--- START Task material ---

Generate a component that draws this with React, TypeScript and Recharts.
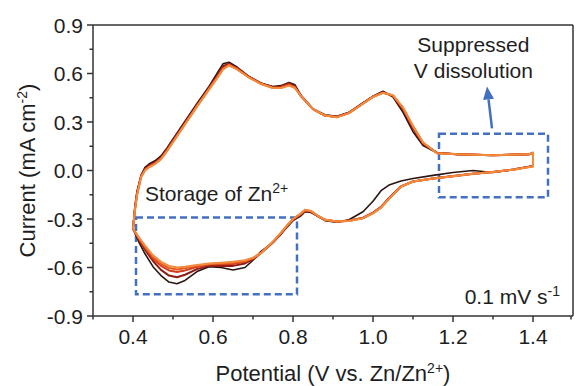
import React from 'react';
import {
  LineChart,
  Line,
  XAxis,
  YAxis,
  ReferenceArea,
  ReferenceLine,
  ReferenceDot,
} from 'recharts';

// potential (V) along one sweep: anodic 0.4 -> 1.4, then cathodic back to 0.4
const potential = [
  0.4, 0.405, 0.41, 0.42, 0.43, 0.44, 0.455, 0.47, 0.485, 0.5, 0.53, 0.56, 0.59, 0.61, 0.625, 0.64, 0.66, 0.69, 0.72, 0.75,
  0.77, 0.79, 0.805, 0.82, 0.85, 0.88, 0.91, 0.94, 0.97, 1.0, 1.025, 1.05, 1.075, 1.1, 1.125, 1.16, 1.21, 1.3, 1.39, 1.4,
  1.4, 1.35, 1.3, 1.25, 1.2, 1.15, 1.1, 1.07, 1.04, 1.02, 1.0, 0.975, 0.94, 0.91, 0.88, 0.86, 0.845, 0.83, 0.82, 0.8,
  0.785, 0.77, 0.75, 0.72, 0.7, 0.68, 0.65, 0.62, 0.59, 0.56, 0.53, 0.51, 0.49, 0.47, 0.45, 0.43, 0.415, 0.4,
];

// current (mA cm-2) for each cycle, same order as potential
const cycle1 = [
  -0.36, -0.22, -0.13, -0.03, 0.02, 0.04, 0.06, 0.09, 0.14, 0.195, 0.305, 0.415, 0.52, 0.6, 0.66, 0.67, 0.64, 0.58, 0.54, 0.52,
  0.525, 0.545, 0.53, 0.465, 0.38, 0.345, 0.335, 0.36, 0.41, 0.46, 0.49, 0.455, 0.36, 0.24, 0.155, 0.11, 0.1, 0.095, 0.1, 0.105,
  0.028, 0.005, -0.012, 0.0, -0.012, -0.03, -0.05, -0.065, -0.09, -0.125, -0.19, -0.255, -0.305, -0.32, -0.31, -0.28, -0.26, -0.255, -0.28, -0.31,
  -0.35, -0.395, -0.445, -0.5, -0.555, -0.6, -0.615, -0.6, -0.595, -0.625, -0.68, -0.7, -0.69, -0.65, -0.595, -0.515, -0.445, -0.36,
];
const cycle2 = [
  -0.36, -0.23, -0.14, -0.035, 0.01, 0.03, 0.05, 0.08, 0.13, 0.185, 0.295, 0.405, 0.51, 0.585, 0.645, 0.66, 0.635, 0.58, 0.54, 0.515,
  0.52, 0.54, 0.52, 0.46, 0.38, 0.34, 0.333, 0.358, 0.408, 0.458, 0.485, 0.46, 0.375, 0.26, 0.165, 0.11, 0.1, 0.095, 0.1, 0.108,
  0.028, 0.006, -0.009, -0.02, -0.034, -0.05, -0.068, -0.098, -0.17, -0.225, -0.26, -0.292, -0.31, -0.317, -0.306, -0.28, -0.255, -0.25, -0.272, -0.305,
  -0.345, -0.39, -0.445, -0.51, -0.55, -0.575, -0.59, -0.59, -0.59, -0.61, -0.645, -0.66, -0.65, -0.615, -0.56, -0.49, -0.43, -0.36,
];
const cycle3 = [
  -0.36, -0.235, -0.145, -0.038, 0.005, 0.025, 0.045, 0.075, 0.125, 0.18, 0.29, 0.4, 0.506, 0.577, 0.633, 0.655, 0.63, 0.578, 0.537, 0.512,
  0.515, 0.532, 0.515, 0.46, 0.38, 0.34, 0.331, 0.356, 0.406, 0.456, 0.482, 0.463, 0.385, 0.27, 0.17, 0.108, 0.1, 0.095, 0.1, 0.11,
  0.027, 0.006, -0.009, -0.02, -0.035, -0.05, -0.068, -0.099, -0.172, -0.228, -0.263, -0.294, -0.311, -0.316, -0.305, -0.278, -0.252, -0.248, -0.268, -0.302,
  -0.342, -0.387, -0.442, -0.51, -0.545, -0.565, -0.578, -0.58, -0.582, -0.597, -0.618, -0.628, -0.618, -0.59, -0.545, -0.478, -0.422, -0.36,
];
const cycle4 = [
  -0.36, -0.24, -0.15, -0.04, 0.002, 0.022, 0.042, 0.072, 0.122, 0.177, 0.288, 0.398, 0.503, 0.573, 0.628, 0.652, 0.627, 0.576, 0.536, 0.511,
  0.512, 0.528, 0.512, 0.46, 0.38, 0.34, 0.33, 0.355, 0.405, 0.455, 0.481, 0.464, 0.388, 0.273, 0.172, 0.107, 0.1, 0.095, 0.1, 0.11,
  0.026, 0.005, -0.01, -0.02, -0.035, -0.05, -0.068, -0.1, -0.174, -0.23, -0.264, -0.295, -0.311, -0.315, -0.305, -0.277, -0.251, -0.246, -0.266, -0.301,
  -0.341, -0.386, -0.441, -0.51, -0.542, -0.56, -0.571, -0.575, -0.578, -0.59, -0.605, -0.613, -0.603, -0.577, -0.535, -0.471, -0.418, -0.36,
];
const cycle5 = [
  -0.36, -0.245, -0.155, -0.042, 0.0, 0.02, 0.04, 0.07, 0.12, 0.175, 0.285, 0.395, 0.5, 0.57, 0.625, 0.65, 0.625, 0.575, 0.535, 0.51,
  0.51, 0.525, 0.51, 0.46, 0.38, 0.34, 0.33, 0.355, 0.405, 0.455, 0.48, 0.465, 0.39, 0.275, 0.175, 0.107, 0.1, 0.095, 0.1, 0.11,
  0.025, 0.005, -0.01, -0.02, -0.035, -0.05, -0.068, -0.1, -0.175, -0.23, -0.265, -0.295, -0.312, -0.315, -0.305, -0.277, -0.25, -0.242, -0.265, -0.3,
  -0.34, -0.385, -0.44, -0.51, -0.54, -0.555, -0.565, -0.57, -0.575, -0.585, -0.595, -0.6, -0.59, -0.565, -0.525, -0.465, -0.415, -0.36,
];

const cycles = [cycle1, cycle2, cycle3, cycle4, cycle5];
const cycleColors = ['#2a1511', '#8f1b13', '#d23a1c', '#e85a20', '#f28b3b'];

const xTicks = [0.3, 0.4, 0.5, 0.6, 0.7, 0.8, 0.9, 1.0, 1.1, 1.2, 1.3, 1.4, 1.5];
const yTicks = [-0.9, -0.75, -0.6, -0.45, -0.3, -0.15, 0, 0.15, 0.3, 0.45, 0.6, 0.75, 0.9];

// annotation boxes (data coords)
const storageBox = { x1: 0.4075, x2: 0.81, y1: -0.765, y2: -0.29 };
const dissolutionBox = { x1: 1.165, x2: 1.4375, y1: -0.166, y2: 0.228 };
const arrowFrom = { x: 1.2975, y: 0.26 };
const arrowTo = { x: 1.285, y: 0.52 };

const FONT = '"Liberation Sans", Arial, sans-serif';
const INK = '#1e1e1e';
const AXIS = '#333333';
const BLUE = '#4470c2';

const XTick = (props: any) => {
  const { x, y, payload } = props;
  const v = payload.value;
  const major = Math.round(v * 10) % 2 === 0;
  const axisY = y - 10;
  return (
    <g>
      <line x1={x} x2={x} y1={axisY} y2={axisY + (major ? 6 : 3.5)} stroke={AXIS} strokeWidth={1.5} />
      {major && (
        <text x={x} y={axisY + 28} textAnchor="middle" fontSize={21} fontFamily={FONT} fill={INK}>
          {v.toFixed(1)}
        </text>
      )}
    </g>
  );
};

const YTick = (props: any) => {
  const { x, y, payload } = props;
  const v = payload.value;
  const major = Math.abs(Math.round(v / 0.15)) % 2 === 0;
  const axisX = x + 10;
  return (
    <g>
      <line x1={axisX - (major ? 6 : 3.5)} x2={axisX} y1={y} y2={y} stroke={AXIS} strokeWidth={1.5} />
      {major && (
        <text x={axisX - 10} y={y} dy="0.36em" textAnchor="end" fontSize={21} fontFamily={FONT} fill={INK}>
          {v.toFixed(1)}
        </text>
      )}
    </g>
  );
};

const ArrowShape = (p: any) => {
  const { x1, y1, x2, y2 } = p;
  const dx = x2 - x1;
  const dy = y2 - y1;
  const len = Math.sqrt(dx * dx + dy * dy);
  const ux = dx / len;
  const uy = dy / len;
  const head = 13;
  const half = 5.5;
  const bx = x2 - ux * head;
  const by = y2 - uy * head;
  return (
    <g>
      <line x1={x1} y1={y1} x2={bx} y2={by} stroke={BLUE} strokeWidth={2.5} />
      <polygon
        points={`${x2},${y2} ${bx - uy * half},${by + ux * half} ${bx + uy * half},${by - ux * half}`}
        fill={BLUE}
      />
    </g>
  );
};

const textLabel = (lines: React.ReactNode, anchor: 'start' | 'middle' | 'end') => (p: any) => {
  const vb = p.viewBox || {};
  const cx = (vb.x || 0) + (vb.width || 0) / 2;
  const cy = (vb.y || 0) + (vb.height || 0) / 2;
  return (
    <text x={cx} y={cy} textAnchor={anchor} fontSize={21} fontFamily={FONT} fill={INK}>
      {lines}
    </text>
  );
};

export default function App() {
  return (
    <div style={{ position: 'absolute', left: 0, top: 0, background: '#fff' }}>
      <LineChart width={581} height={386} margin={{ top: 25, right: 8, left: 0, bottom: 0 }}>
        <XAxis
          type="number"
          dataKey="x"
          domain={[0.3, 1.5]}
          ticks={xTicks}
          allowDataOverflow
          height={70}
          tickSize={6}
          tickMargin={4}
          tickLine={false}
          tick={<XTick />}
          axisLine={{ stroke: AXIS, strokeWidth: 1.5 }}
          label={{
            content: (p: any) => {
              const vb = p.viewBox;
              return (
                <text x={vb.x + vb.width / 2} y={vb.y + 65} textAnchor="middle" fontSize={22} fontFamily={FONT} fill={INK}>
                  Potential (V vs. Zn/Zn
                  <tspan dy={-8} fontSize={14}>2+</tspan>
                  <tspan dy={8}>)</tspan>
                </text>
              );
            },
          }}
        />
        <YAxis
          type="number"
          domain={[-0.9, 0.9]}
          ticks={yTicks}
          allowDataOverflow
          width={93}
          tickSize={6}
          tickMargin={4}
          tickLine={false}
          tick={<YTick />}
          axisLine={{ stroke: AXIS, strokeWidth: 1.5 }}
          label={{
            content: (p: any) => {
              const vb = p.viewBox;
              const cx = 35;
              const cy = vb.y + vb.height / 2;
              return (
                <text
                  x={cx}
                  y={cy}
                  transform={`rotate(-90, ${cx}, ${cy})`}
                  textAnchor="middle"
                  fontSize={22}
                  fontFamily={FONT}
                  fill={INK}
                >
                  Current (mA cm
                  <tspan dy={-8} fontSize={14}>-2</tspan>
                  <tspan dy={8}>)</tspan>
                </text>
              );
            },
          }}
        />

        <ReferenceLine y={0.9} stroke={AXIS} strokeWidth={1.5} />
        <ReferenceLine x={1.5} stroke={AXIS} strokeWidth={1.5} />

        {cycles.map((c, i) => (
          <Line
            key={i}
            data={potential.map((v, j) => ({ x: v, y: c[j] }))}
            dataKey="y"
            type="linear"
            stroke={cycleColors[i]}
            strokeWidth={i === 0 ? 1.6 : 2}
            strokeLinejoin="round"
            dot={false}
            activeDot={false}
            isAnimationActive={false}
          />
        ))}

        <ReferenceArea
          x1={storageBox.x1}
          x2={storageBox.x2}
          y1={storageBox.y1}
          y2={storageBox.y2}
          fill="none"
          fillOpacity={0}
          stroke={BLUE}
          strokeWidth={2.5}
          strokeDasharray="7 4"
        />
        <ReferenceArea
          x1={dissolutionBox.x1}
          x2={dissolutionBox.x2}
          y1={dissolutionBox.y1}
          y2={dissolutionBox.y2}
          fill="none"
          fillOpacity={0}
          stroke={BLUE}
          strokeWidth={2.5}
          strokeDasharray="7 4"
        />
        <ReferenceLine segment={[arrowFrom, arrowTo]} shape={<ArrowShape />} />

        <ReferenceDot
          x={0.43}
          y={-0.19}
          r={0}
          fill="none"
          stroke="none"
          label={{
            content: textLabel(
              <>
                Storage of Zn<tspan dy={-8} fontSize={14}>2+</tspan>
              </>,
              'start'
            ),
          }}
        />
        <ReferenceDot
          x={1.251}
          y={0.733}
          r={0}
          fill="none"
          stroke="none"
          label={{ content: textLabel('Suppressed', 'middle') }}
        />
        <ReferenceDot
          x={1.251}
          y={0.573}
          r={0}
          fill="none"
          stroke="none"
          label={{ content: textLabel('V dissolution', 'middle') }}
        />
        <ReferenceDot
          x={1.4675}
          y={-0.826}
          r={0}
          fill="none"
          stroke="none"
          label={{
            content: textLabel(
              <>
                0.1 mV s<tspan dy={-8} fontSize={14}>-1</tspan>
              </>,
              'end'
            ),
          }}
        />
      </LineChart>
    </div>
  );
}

--- END Task material ---
--- START Task material ---

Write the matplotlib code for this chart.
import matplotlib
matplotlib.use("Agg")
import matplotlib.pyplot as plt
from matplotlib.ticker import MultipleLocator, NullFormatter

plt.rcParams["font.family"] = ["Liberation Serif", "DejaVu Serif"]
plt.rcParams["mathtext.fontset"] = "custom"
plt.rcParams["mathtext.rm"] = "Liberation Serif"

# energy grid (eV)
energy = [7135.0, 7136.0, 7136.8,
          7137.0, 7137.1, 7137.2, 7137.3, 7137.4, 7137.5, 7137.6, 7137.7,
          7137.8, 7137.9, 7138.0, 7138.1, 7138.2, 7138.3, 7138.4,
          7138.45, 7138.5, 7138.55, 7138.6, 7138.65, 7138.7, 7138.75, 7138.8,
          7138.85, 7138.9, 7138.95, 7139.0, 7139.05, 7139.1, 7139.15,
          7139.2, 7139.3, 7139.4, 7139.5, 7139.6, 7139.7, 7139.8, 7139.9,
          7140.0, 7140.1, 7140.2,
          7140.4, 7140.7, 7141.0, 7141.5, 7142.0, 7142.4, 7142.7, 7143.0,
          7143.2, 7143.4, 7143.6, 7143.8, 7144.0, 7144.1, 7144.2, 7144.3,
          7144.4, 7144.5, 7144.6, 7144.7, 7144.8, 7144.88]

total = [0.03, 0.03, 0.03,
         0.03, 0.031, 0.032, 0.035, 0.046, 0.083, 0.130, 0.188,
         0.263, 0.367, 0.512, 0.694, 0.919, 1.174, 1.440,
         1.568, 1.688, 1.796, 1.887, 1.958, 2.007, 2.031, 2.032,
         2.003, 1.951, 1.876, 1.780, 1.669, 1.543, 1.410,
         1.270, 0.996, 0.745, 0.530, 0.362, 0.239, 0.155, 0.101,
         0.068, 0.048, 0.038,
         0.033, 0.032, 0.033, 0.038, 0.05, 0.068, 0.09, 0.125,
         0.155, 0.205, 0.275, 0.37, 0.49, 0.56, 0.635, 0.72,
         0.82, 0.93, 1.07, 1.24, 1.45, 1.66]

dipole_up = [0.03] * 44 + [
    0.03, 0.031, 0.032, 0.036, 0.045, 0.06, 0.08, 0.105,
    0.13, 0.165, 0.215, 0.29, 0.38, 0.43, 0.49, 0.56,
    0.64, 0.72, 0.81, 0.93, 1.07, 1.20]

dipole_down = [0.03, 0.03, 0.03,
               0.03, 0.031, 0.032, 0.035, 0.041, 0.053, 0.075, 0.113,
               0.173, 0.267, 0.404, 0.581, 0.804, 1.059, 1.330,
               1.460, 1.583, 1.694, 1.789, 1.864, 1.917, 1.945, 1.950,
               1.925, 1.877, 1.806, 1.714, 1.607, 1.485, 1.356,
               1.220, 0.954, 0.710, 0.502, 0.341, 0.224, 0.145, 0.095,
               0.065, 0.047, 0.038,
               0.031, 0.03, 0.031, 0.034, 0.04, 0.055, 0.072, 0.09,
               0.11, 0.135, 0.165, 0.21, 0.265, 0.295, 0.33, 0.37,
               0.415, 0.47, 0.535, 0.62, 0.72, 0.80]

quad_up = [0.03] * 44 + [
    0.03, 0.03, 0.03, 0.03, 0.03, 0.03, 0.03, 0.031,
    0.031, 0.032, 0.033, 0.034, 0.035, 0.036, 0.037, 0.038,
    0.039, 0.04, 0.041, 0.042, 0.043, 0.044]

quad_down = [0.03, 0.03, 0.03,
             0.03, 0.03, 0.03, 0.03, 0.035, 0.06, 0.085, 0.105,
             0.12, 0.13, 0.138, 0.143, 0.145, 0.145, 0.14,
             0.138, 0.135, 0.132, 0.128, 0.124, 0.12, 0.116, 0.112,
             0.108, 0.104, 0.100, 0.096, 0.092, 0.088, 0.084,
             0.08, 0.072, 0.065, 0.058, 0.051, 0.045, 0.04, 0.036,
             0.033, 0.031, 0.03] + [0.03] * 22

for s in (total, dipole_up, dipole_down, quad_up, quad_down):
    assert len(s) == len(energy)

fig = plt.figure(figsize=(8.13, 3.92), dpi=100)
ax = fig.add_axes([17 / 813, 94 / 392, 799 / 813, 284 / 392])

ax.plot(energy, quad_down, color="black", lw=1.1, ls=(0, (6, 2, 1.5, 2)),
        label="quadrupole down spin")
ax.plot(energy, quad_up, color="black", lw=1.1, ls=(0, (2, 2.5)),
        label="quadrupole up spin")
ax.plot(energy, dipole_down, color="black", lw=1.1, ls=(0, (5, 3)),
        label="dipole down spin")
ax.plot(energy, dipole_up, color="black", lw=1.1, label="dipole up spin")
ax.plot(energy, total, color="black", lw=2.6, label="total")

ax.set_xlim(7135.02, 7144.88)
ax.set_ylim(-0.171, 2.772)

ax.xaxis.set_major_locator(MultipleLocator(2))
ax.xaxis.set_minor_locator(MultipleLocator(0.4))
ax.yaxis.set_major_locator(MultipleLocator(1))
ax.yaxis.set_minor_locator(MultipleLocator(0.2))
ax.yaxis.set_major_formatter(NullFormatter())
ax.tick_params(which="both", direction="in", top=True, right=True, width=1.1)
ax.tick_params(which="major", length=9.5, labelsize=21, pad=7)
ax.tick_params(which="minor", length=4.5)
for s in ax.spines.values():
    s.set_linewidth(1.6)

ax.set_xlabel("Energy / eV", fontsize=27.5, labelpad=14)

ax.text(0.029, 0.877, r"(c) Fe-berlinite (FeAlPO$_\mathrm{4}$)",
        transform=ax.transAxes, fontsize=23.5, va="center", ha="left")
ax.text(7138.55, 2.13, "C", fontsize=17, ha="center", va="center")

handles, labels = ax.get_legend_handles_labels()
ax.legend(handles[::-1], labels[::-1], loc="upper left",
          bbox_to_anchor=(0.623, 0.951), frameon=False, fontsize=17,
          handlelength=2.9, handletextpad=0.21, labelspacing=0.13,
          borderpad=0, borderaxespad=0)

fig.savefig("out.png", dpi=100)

--- END Task material ---

Exercise - Reproduce, exactly as written, the stretch of lines whose first line is the one with "Write the matplotlib code for this chart." and whose last line is the one with "7144.4, 7144.5, 7144.6, 7144.7, 7144.8, 7144.88]".

Reply -
Write the matplotlib code for this chart.
import matplotlib
matplotlib.use("Agg")
import matplotlib.pyplot as plt
from matplotlib.ticker import MultipleLocator, NullFormatter

plt.rcParams["font.family"] = ["Liberation Serif", "DejaVu Serif"]
plt.rcParams["mathtext.fontset"] = "custom"
plt.rcParams["mathtext.rm"] = "Liberation Serif"

# energy grid (eV)
energy = [7135.0, 7136.0, 7136.8,
          7137.0, 7137.1, 7137.2, 7137.3, 7137.4, 7137.5, 7137.6, 7137.7,
          7137.8, 7137.9, 7138.0, 7138.1, 7138.2, 7138.3, 7138.4,
          7138.45, 7138.5, 7138.55, 7138.6, 7138.65, 7138.7, 7138.75, 7138.8,
          7138.85, 7138.9, 7138.95, 7139.0, 7139.05, 7139.1, 7139.15,
          7139.2, 7139.3, 7139.4, 7139.5, 7139.6, 7139.7, 7139.8, 7139.9,
          7140.0, 7140.1, 7140.2,
          7140.4, 7140.7, 7141.0, 7141.5, 7142.0, 7142.4, 7142.7, 7143.0,
          7143.2, 7143.4, 7143.6, 7143.8, 7144.0, 7144.1, 7144.2, 7144.3,
          7144.4, 7144.5, 7144.6, 7144.7, 7144.8, 7144.88]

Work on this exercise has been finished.